Radiohead’s Thom Yorke possesses one of modern rock’s most versatile voices, with a staggering ability to move from the low troughs of quiet emotion to wails that soar high above the peaks. Jónsi Birgisson, of the Icelandic post-rock band Sigur Rós, is equally deft in his ability to ride the crests of his band’s dynamic arrangements. The frontman and guitar player brilliantly employs his sharp, reedy falsetto to cut through and counterpoint the band’s wall of sound, featuring heavy guitars, large string arrangements and drums that work their way up to humongous crescendos.

Hitting and then holding those registers is hard enough, let alone weaving those notes about without faltering. Dancing like a beast while doing it requires a wholly different kind of skill.
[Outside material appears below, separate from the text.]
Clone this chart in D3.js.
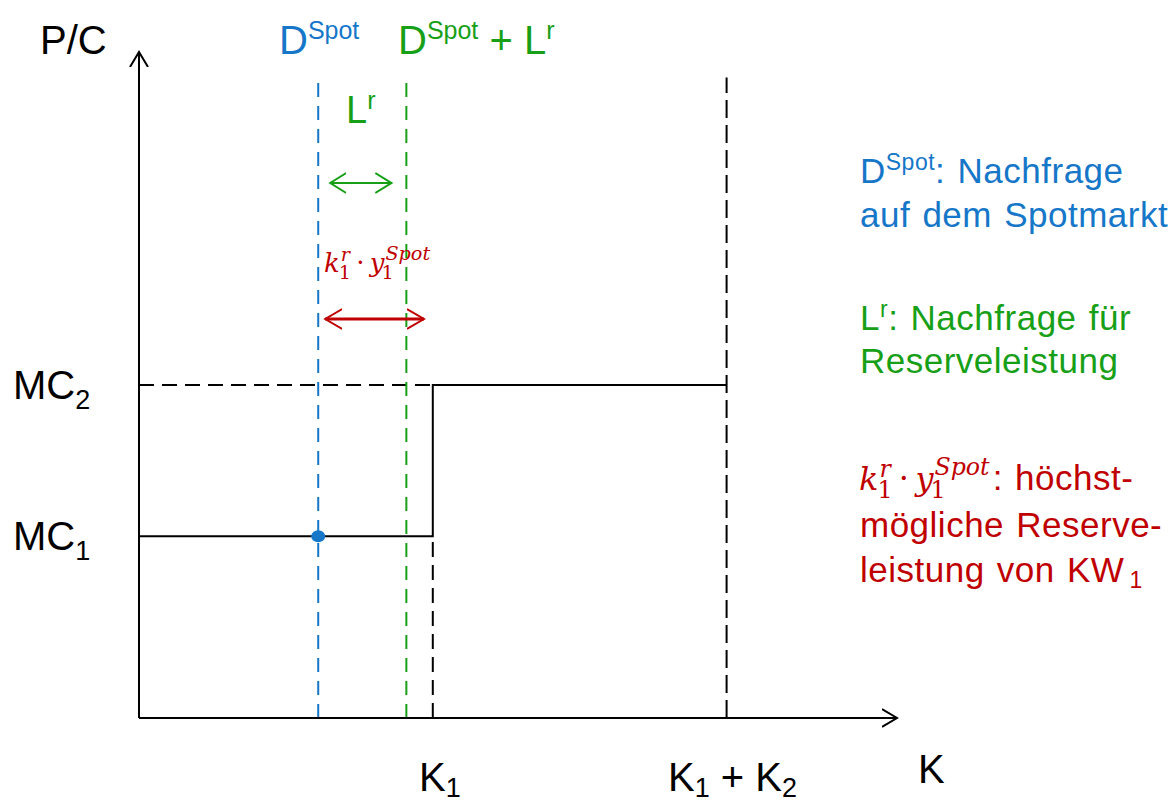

But Michael Jackson, Prince and Justin Timberlake (pictured left) took their talents to spectacular levels of adroitness. While Jackson is justly credited with writing the book on that combination of athletic ability and artistic virtuosity, Prince took it to a whole new territory, adding a vast arsenal of instruments to his incredible palette of skills. But R&B-pop-hip hop sensation Timberlake isn’t limited to his Jackson-esque moves and hoots. He is as convincing as a fresh-faced folk singer in the Coen Brothers’ film Inside Llewyn Davis, teaming up with the actors Carey Mulligan and Stark Sands to deliver a beautiful rendition of the Peter, Paul and Mary folk anthem ‘Five Hundred Miles’.

(Image credit: Dave J Hogan / Getty Images)

But the tome on turning a high pitch-perfect ability into an indelible body of work was written by two distinct superbodies of talent. American soul, funk and R&B band Earth, Wind & Fire may have lost their founder, Maurice White, recently, but their music will remain immortal, thanks in no small part to the uniquely feminine voice of Philip Bailey. But nobody legitimised the fabulous quirkiness of men singing like a bunch of girls more than the first family of falsetto — those Australian Gibb boys who went by the name The Bee Gees.